───── Provided data ─────

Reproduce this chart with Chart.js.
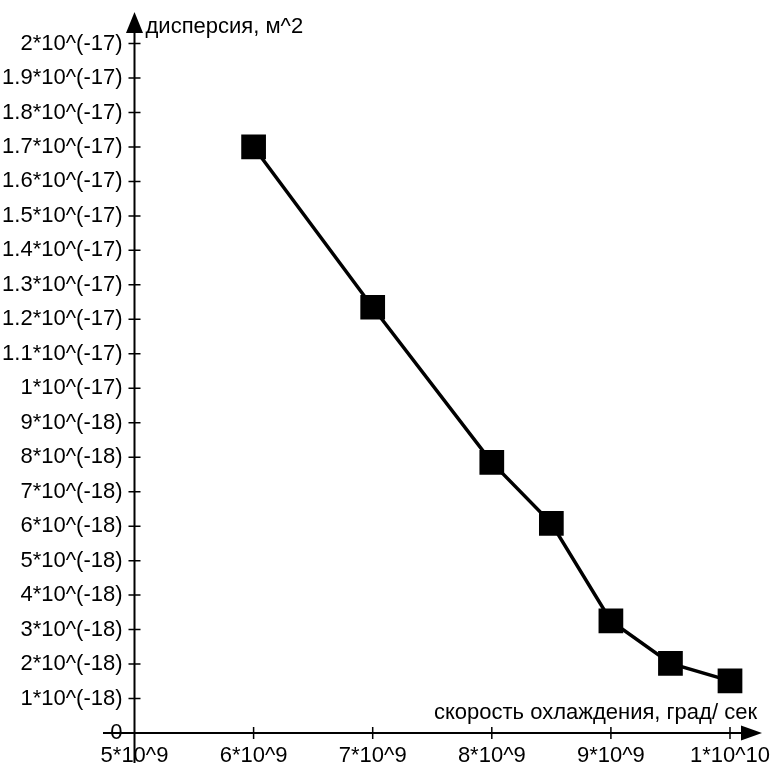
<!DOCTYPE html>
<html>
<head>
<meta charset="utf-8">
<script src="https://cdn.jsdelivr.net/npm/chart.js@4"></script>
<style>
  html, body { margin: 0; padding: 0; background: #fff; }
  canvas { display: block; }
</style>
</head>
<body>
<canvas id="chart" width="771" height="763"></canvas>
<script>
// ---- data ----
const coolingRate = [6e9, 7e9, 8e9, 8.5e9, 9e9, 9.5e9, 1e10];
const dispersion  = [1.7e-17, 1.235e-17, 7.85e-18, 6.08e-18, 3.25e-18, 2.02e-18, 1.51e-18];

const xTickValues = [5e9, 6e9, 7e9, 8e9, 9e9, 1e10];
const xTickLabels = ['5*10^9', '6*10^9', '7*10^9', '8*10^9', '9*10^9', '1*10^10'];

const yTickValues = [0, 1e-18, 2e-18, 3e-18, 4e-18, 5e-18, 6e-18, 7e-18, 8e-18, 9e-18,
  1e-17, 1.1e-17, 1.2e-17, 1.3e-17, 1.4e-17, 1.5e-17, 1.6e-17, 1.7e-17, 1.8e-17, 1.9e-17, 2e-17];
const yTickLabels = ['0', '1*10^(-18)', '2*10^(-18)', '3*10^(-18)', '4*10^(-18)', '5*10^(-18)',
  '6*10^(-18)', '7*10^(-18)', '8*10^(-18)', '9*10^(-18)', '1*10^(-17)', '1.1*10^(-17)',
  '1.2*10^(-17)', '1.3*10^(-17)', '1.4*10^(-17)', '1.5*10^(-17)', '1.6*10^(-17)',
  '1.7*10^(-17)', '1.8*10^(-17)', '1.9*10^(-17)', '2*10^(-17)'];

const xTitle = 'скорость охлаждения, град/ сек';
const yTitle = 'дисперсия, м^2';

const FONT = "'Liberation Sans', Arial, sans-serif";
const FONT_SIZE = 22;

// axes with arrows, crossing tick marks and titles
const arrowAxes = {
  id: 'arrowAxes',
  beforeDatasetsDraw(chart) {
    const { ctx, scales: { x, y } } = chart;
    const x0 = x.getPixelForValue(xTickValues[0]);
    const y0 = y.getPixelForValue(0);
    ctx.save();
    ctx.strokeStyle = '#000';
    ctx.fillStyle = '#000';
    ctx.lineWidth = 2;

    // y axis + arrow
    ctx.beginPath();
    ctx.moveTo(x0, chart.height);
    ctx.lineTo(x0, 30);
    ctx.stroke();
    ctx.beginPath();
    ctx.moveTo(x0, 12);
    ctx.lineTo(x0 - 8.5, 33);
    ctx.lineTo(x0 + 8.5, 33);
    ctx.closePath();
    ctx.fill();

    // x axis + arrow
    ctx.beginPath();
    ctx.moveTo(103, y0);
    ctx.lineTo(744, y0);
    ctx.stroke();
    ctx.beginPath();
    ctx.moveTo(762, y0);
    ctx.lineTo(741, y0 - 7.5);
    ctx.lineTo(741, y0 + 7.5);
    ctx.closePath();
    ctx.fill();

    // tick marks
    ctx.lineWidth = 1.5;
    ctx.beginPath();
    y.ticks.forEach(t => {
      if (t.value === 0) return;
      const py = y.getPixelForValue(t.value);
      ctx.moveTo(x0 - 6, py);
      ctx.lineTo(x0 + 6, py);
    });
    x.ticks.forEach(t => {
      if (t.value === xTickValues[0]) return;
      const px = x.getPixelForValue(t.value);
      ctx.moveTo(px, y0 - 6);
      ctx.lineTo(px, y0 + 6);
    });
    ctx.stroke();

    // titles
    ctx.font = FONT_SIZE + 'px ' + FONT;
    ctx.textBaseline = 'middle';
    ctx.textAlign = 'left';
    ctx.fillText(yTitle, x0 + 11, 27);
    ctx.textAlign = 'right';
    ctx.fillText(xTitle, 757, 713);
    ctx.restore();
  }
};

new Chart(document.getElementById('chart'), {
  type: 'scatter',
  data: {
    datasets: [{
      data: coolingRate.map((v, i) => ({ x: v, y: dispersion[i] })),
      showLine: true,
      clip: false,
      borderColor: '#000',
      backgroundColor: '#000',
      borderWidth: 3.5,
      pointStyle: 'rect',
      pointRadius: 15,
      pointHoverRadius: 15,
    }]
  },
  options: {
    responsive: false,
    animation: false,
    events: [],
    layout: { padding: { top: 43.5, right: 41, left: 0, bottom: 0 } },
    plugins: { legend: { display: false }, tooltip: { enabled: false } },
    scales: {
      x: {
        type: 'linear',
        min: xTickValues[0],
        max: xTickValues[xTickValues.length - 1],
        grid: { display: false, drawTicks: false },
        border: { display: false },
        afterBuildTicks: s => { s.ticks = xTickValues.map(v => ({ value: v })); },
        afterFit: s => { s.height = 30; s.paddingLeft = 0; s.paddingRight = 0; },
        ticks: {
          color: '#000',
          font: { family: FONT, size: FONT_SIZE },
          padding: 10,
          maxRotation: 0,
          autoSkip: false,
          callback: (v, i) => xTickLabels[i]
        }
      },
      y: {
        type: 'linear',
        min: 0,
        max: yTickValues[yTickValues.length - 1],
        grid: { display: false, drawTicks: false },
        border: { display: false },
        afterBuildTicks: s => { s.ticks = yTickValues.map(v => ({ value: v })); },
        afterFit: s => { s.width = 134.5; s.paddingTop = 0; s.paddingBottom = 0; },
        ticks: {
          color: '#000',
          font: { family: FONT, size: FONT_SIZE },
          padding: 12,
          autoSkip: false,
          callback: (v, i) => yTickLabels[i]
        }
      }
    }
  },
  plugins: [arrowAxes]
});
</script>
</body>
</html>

─────

**What the task asks**.
Every line of the data above should be quoted exactly. Omit the pictures.

**Response to this task**.
Reproduce this chart with Chart.js.
<!DOCTYPE html>
<html>
<head>
<meta charset="utf-8">
<script src="https://cdn.jsdelivr.net/npm/chart.js@4"></script>
<style>
  html, body { margin: 0; padding: 0; background: #fff; }
  canvas { display: block; }
</style>
</head>
<body>
<canvas id="chart" width="771" height="763"></canvas>
<script>
// ---- data ----
const coolingRate = [6e9, 7e9, 8e9, 8.5e9, 9e9, 9.5e9, 1e10];
const dispersion  = [1.7e-17, 1.235e-17, 7.85e-18, 6.08e-18, 3.25e-18, 2.02e-18, 1.51e-18];

const xTickValues = [5e9, 6e9, 7e9, 8e9, 9e9, 1e10];
const xTickLabels = ['5*10^9', '6*10^9', '7*10^9', '8*10^9', '9*10^9', '1*10^10'];

const yTickValues = [0, 1e-18, 2e-18, 3e-18, 4e-18, 5e-18, 6e-18, 7e-18, 8e-18, 9e-18,
  1e-17, 1.1e-17, 1.2e-17, 1.3e-17, 1.4e-17, 1.5e-17, 1.6e-17, 1.7e-17, 1.8e-17, 1.9e-17, 2e-17];
const yTickLabels = ['0', '1*10^(-18)', '2*10^(-18)', '3*10^(-18)', '4*10^(-18)', '5*10^(-18)',
  '6*10^(-18)', '7*10^(-18)', '8*10^(-18)', '9*10^(-18)', '1*10^(-17)', '1.1*10^(-17)',
  '1.2*10^(-17)', '1.3*10^(-17)', '1.4*10^(-17)', '1.5*10^(-17)', '1.6*10^(-17)',
  '1.7*10^(-17)', '1.8*10^(-17)', '1.9*10^(-17)', '2*10^(-17)'];

const xTitle = 'скорость охлаждения, град/ сек';
const yTitle = 'дисперсия, м^2';

const FONT = "'Liberation Sans', Arial, sans-serif";
const FONT_SIZE = 22;

// axes with arrows, crossing tick marks and titles
const arrowAxes = {
  id: 'arrowAxes',
  beforeDatasetsDraw(chart) {
    const { ctx, scales: { x, y } } = chart;
    const x0 = x.getPixelForValue(xTickValues[0]);
    const y0 = y.getPixelForValue(0);
    ctx.save();
    ctx.strokeStyle = '#000';
    ctx.fillStyle = '#000';
    ctx.lineWidth = 2;

    // y axis + arrow
    ctx.beginPath();
    ctx.moveTo(x0, chart.height);
    ctx.lineTo(x0, 30);
    ctx.stroke();
    ctx.beginPath();
    ctx.moveTo(x0, 12);
    ctx.lineTo(x0 - 8.5, 33);
    ctx.lineTo(x0 + 8.5, 33);
    ctx.closePath();
    ctx.fill();

    // x axis + arrow
    ctx.beginPath();
    ctx.moveTo(103, y0);
    ctx.lineTo(744, y0);
    ctx.stroke();
    ctx.beginPath();
    ctx.moveTo(762, y0);
    ctx.lineTo(741, y0 - 7.5);
    ctx.lineTo(741, y0 + 7.5);
    ctx.closePath();
    ctx.fill();

    // tick marks
    ctx.lineWidth = 1.5;
    ctx.beginPath();
    y.ticks.forEach(t => {
      if (t.value === 0) return;
      const py = y.getPixelForValue(t.value);
      ctx.moveTo(x0 - 6, py);
      ctx.lineTo(x0 + 6, py);
    });
    x.ticks.forEach(t => {
      if (t.value === xTickValues[0]) return;
      const px = x.getPixelForValue(t.value);
      ctx.moveTo(px, y0 - 6);
      ctx.lineTo(px, y0 + 6);
    });
    ctx.stroke();

    // titles
    ctx.font = FONT_SIZE + 'px ' + FONT;
    ctx.textBaseline = 'middle';
    ctx.textAlign = 'left';
    ctx.fillText(yTitle, x0 + 11, 27);
    ctx.textAlign = 'right';
    ctx.fillText(xTitle, 757, 713);
    ctx.restore();
  }
};

new Chart(document.getElementById('chart'), {
  type: 'scatter',
  data: {
    datasets: [{
      data: coolingRate.map((v, i) => ({ x: v, y: dispersion[i] })),
      showLine: true,
      clip: false,
      borderColor: '#000',
      backgroundColor: '#000',
      borderWidth: 3.5,
      pointStyle: 'rect',
      pointRadius: 15,
      pointHoverRadius: 15,
    }]
  },
  options: {
    responsive: false,
    animation: false,
    events: [],
    layout: { padding: { top: 43.5, right: 41, left: 0, bottom: 0 } },
    plugins: { legend: { display: false }, tooltip: { enabled: false } },
    scales: {
      x: {
        type: 'linear',
        min: xTickValues[0],
        max: xTickValues[xTickValues.length - 1],
        grid: { display: false, drawTicks: false },
        border: { display: false },
        afterBuildTicks: s => { s.ticks = xTickValues.map(v => ({ value: v })); },
        afterFit: s => { s.height = 30; s.paddingLeft = 0; s.paddingRight = 0; },
        ticks: {
          color: '#000',
          font: { family: FONT, size: FONT_SIZE },
          padding: 10,
          maxRotation: 0,
          autoSkip: false,
          callback: (v, i) => xTickLabels[i]
        }
      },
      y: {
        type: 'linear',
        min: 0,
        max: yTickValues[yTickValues.length - 1],
        grid: { display: false, drawTicks: false },
        border: { display: false },
        afterBuildTicks: s => { s.ticks = yTickValues.map(v => ({ value: v })); },
        afterFit: s => { s.width = 134.5; s.paddingTop = 0; s.paddingBottom = 0; },
        ticks: {
          color: '#000',
          font: { family: FONT, size: FONT_SIZE },
          padding: 12,
          autoSkip: false,
          callback: (v, i) => yTickLabels[i]
        }
      }
    }
  },
  plugins: [arrowAxes]
});
</script>
</body>
</html>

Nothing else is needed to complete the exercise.